Public library wants people to take survey
By Steve Herring
Published in News on November 25, 2012 1:50 AM
Wayne County Public Library officials are asking for the public's help in developing a plan to ensure the library is providing the services that the public wants as well as looking at ways to attract more patrons.
"As part of our strategic plan we have developed a survey that we want to get out to the public and encourage as wide a participation as we can because that will guide any recommendations that the public has," said Donna Phillips, library director. "It is just really important that we get as much of the community's input as we can.
"We want library users and non-library users to tell what they think about the library, and what they would like to see us do. And if they don't use the library, why don't they, and is there something that we can do to encourage them to use the library?"
The survey, which is in English and Spanish, is available on the library website at www.wcpl.org. Mrs. Phillips said completing the survey online is preferred. However, paper versions are available at all of the library branches, she said.
The survey consists of 17 questions for patrons, but fewer for non-users.
"They (non-users) can skip down and tell us why they don't use the library, and what we can do to entice them to use the library," she said.
The survey was to have been closed out at the end of November, but because of the Thanksgiving holiday, Mrs.
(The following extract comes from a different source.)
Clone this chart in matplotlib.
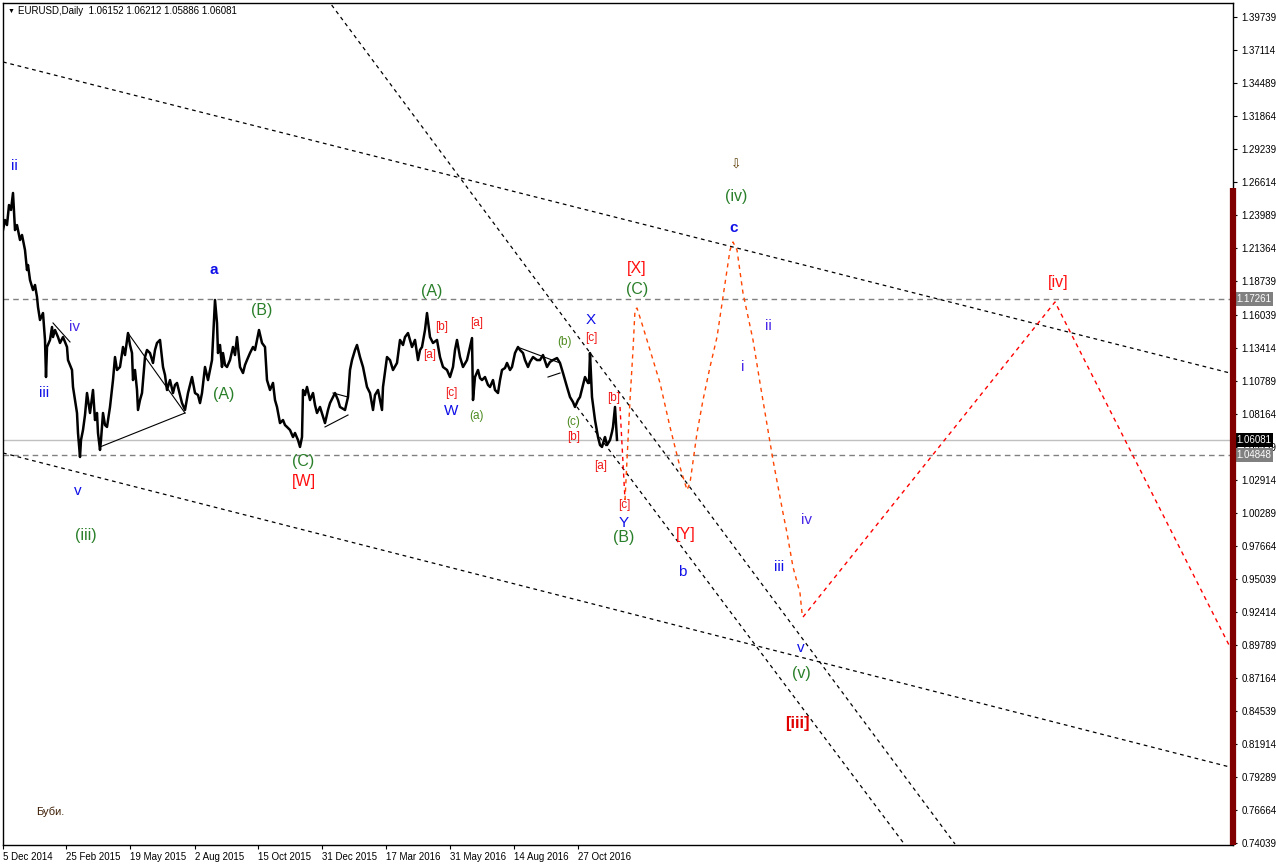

Phillips thinks it will instead run through the first week in December.
In July the library hired Bill Millett, president of Scope View Strategic Advantage, to conduct the planning. Millett, who did the library's 2007 strategic plan, is being paid through a $20,000 grant from the Library Services and Technology Act funds.
Awarded by the State Library of North Carolina, the grants are made possible by funding from the federal Institute of Museum and Library Services under the provisions of the Library Services and Technology Act as administered by the State Library, a division of the Department of Cultural Resources.
A strategic plan is required by the State Library, Mrs. Phillips said. It is not a capital plan, but an operational one, she said.
The survey was not a grant requirement.
"But we felt it was a way that we could get the community's input," Mrs. Phillips said. "We have had our employees fill out an employee survey, but we felt it was critically important that we hear from the public that we serve."
There have been two meetings of community members serving on the strategic planning and two with the library's supervisory team.
"We should have a draft of a strategic plan ready by December with implementation scheduled for January," Mrs. Phillips said. "We just want to hear from our stakeholders and make sure that we are using the dollars that are invested in the library for the services that our public is asking us to deliver.
"It will really be a management tool for us to establish some goals and objectives that we can measure so that throughout the year we can measure our progress towards what the public has asked us to do. A part of that will be to report back to the community on how well we are doing."